China sells first batch of sugar reserves at bumper prices

06 Nov, 2016

China sold its first batch of state sugar reserves in five years on Friday at a 15 percent premium to the minimum price set by the government on buoyant demand from buyers, two sources who took part in the auction said. Prices were higher than market participants had expected as food manufacturers snapped up shipments from the reserve because of falling domestic output in the world's top consumer of sugar, analysts said.
The China Merchandise Reserve Management Center said in a statement on its website on Friday it sold the full 200,000 tonnes of white sugar it had put up for auction, but an official at the centre declined to confirm the prices. The two sources said the auction prices were an average of 6,900 yuan ($1,018) per tonne.
Li Yongling, sales head at Shangdong Xingguang Sugar, a sugar processor and trader, said his firm bought about 10,000 tonnes at an average price of about 6,900 yuan per tonne in the auction. He only bought what he needed to fulfil customers' orders. "We did not buy a lot this time since the price was high," he told Reuters on Tuesday. A second source who declined to be named because he is not authorised to speak to the press told Reuters on Monday he also paid about 6,900 yuan for an undisclosed volume.
The sale was only a small portion of the total reserves, which are estimated at some 7 million tonnes, about one year's worth of the country's imports.
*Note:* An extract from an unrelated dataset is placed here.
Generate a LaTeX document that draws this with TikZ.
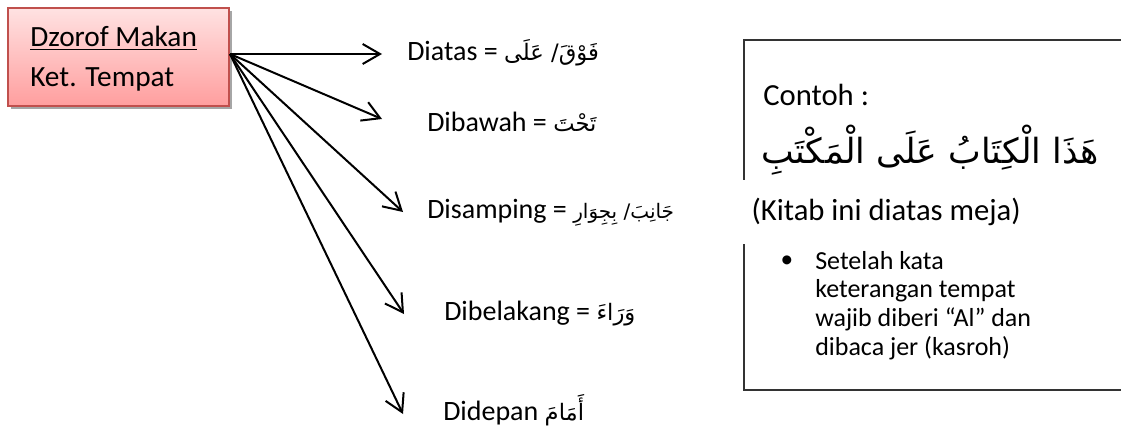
\documentclass[tikz,border=0pt]{standalone}
\usepackage{fontspec}
\setmainfont{Carlito}
\newfontfamily\arabicfont[Script=Arabic]{DejaVu Sans}
\TeXXeTstate=1
\usetikzlibrary{arrows.meta,shadows}
\definecolor{boxtop}{HTML}{FFE2E2}
\definecolor{boxbot}{HTML}{FF9E9E}
\definecolor{boxborder}{HTML}{C0504D}
\newcommand\artxt[1]{{\arabicfont\fontsize{17}{20}\selectfont\beginR #1\endR}}
\newcommand\artxts[1]{{\arabicfont\fontsize{15}{20}\selectfont\beginR #1\endR}}
\begin{document}
\begin{tikzpicture}[x=0.75pt,y=-0.75pt,
  lbl/.style={anchor=west, inner sep=0pt, font=\fontsize{21}{25}\selectfont},
  arr/.style={line width=1.5pt, -{Straight Barb[length=13pt,width=15pt,line width=1.5pt]}},
  boxtxt/.style={anchor=west, inner sep=0pt, font=\fontsize{22}{26}\selectfont},
  rtxt/.style={inner sep=0pt, font=\fontsize{23}{27}\selectfont}
]
\useasboundingbox (0,0) rectangle (1121,443);
% source box
\node[draw=boxborder, line width=1.2pt, top color=boxtop, bottom color=boxbot,
  minimum width=165.75pt, minimum height=73.5pt, inner sep=0pt,
  drop shadow={shadow xshift=2.5pt, shadow yshift=-2.5pt, opacity=1, fill=black!35}]
  (src) at (118.5,57) {};
\node[boxtxt] (t1) at (30,38) {\underline{Dzorof Makan}};
\node[boxtxt] (t2) at (30,79) {Ket. Tempat};
\coordinate (o) at (230,54);
\coordinate (e1) at (382,54);
\coordinate (e2) at (382,119);
\coordinate (e3) at (403,212);
\coordinate (e4) at (404,314);
\coordinate (e5) at (403,414);
\foreach \e in {e1,e2,e3,e4,e5} \draw[arr] (o) -- (\e);
% labels
\node[lbl] (l1) at (407,53) {Diatas = \artxt{فَوْقَ/ عَلَى}};
\node[lbl] (l2) at (427,122) {Dibawah = \artxt{تَحْتَ}};
\node[lbl] (l3) at (427,213) {Disamping = \artxts{جَانِبَ/ بِجِوَارِ}};
\node[lbl] (l4) at (444,314) {Dibelakang = \artxt{وَرَاءَ}};
\node[lbl] (l5) at (443,410) {Didepan \artxt{أَمَامَ}};
% example box
\draw[line width=1.2pt, black!80] (1140,40) -- (744,40) -- (744,390) -- (1140,390);
\node[rtxt, anchor=west] (contoh) at (763,95) {Contoh :};
\node[inner sep=0pt] (sent) at (930,150) {\arabicfont\fontsize{26}{30}\selectfont\beginR هَذَا الْكِتَابُ عَلَى الْمَكْتَبِ\endR};
\node[rtxt, anchor=west, fill=white, minimum height=48pt, inner xsep=10pt] (kitab) at (738,212) {(Kitab ini diatas meja)};
\node[inner sep=0pt, font=\fontsize{19}{21}\selectfont] (bul) at (787,262) {•};
\node[anchor=north west, inner sep=0pt, align=left, font=\fontsize{19.5}{21.5}\selectfont] (note) at (815,251)
  {Setelah kata\\keterangan tempat\\wajib diberi “Al” dan\\dibaca jer (kasroh)};
\end{tikzpicture}
\end{document}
Two traders that participate in the market said the sales level was largely in line with physical prices in some sugar-producing regions. The auction prices were higher than the 6,100 yuan paid by the government three years ago in its last reserve purchase.
Zhan Xiao, a sugar analyst at Shanghai Buyun Investment Management, said the auction prices were higher than expected as consumers are having to wait for fresh supplies from the new sugarcane crop, which is being harvested this month, to hit the market. The robust up-take and higher prices may quell some analysts' concerns that the auctions, announced a month ago, would unleash supply onto the market and lower prices.
The timing of the next tender has not been announced. On Tuesday, the most-active January sugar futures contract was down almost 1 percent, its third straight session of losses and on track for its biggest one-day drop since mid-July, taking its lead from the US and European markets.